Chicken Noodle Soup Recipe Simple and Flavorful Dish
Ingredients
- 2 pieces boneless, skinless chicken breasts
- 8 cups low-sodium chicken broth
- 1 medium onion, diced
- 2 cloves garlic, minced
- 3 medium carrots, sliced
- 2 stalks celery, sliced
- 1 teaspoon dried thyme
- 1 teaspoon dried rosemary
- 1 leaf bay leaf
- 2 cups egg noodles
- to taste salt and pepper
- 1 tablespoon olive oil
- to taste fresh parsley, chopped (for garnish)
- juice of half a lemon
Instructions
- In a large pot, heat the olive oil over medium heat. Add the diced onion, garlic, carrots, and celery. Sauté for about 5-7 minutes until the vegetables are softened and the onion is translucent.
- Add the chicken breasts to the pot along with the chicken broth. Stir in the dried thyme, dried rosemary, and bay leaf. Bring to a gentle boil.
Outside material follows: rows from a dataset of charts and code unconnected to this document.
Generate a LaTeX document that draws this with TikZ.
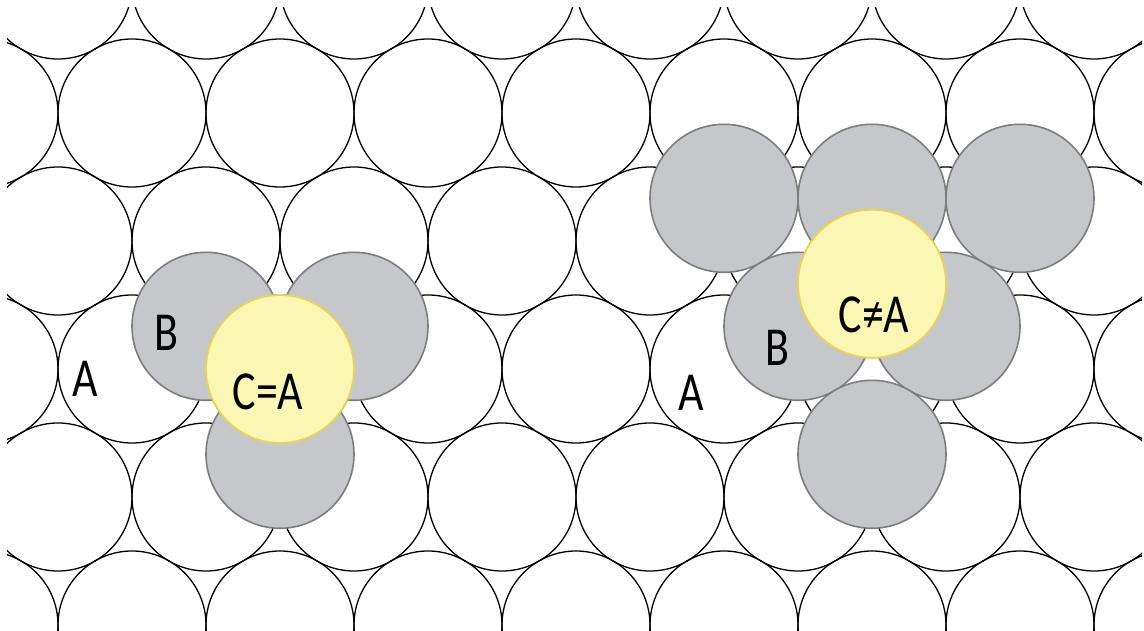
\documentclass[tikz,border=0pt]{standalone}
\usepackage{fontspec}
\setmainfont{Carlito}[FakeStretch=0.8]
\definecolor{bfill}{RGB}{197,199,202}
\definecolor{bline}{RGB}{125,125,125}
\definecolor{cfill}{RGB}{250,246,180}
\definecolor{cline}{RGB}{232,212,84}
\begin{document}
\begin{tikzpicture}[x=1pt,y=-1pt,
  alayer/.style={draw=black,line width=1.3pt},
  blayer/.style={draw=bline,fill=bfill,line width=1.6pt},
  clayer/.style={draw=cline,fill=cfill,line width=1.8pt},
  lbl/.style={anchor=base,inner sep=0pt,font=\fontsize{55}{60}\selectfont}]
\useasboundingbox (0,0) rectangle (1144,631);
\begin{scope}
\clip (7,8) rectangle (1142,631);
\foreach \j in {0,...,5}{
  \pgfmathsetmacro\yy{-15+128*\j}
  \pgfmathsetmacro\xo{mod(\j,2)==1 ? 132 : 58}
  \foreach \k in {-1,...,8}{
    \draw[alayer] (\xo+148*\k,\yy) circle[radius=74pt];
  }
}
\end{scope}
% left group: B layer and C over A
\coordinate (lb1) at (206,326.3);
\coordinate (lb2) at (354,326.3);
\coordinate (lb3) at (280,454.3);
\coordinate (lc) at (280,369);
\foreach \p in {lb1,lb2,lb3}{\draw[blayer] (\p) circle[radius=74pt];}
\draw[clayer] (lc) circle[radius=74pt];
% right group: B layer and C not over A
\coordinate (rb1) at (724,198.3);
\coordinate (rb2) at (872,198.3);
\coordinate (rb3) at (1020,198.3);
\coordinate (rb4) at (798,326.3);
\coordinate (rb5) at (946,326.3);
\coordinate (rb6) at (872,454.3);
\coordinate (rc) at (872,283.7);
\foreach \p in {rb1,rb2,rb3,rb4,rb5,rb6}{\draw[blayer] (\p) circle[radius=74pt];}
\draw[clayer] (rc) circle[radius=74pt];
% labels
\node[lbl] (a1) at (85,396) {A};
\node[lbl] (b1) at (166,350) {B};
\node[lbl] (c1) at (268,409) {C=A};
\node[lbl] (a2) at (691,410) {A};
\node[lbl] (b2) at (777,365) {B};
\node[lbl] (c2) at (874,333) {C≠A};
\end{tikzpicture}
\end{document}
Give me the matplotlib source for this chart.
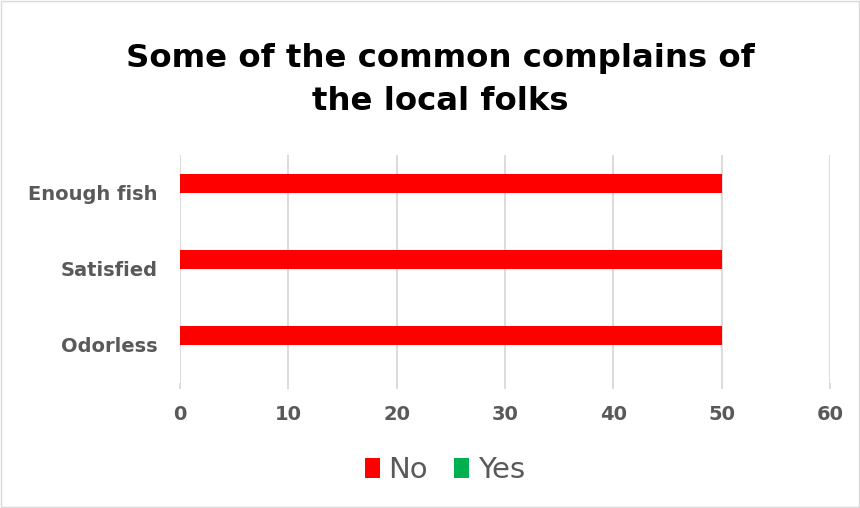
import matplotlib
matplotlib.use("Agg")
import matplotlib.pyplot as plt
import numpy as np

categories = ["Odorless", "Satisfied", "Enough fish"]
no_values = [50, 50, 50]
yes_values = [0, 0, 0]
x_ticks = [0, 10, 20, 30, 40, 50, 60]

RED = "#FF0000"
GREEN = "#00B050"
GRAY = "#595959"

plt.rcParams["font.family"] = ["DejaVu Sans"]

fig = plt.figure(figsize=(8.6, 5.08), dpi=100)
ax = fig.add_axes([180 / 860, 1 - 383 / 508, 650 / 860, 228 / 508])

y = np.arange(len(categories))
h = 0.25
ax.barh(y - h / 2, yes_values, height=h, color=GREEN, label="Yes", zorder=3)
ax.barh(y + h / 2, no_values, height=h, color=RED, label="No", zorder=3)

ax.set_xlim(0, 60)
ax.set_ylim(-0.5, len(categories) - 0.5)
ax.set_xticks(x_ticks)
ax.set_yticks(y)
ax.set_yticklabels(categories)
ax.grid(axis="x", color="#D9D9D9", linewidth=1.3, zorder=0)
for s in ax.spines.values():
    s.set_visible(False)
ax.tick_params(axis="y", length=0, pad=16, labelsize=14, labelcolor=GRAY)
ax.tick_params(axis="x", length=4, color="#D9D9D9", width=1.3, pad=12,
               labelsize=14, labelcolor=GRAY)
for lbl in ax.get_xticklabels() + ax.get_yticklabels():
    lbl.set_fontweight("bold")

fig.text(0.512, 1 - 80 / 508, "Some of the common complains of\nthe local folks",
         ha="center", va="center", fontsize=23.3, fontweight="bold",
         color="black", linespacing=1.5)

handles, labels = ax.get_legend_handles_labels()
leg = fig.legend(handles[::-1], labels[::-1], loc="center",
                 bbox_to_anchor=(445 / 860, 1 - 470 / 508), ncol=2,
                 frameon=False, fontsize=21, handlelength=0.5,
                 handleheight=0.7, handletextpad=0.3, columnspacing=0.9)
for t in leg.get_texts():
    t.set_color(GRAY)

fig.add_artist(plt.Rectangle((0.001, 0.001), 0.998, 0.998, fill=False,
                             edgecolor="#D9D9D9", linewidth=1,
                             transform=fig.transFigure))

fig.savefig("out.png", dpi=100)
- Reduce the heat to low, cover the pot, and let it simmer for about 20-25 minutes, or until the chicken is cooked through.
- Once the chicken is cooked, carefully remove it from the pot. Use two forks to shred the chicken into bite-sized pieces. Return the shredded chicken back into the pot.
- Stir in the egg noodles and cook for an additional 8-10 minutes, or until the noodles are tender.
- Taste the soup and adjust seasonings with salt and pepper. Stir in the lemon juice for a fresh touch.
- Remove the bay leaf and ladle the soup into bowls. Garnish with chopped fresh parsley.
💡 Chef's Notes
Serve the soup in rustic bowls with a sprinkle of fresh parsley on top and a slice of crusty bread on the side for dipping.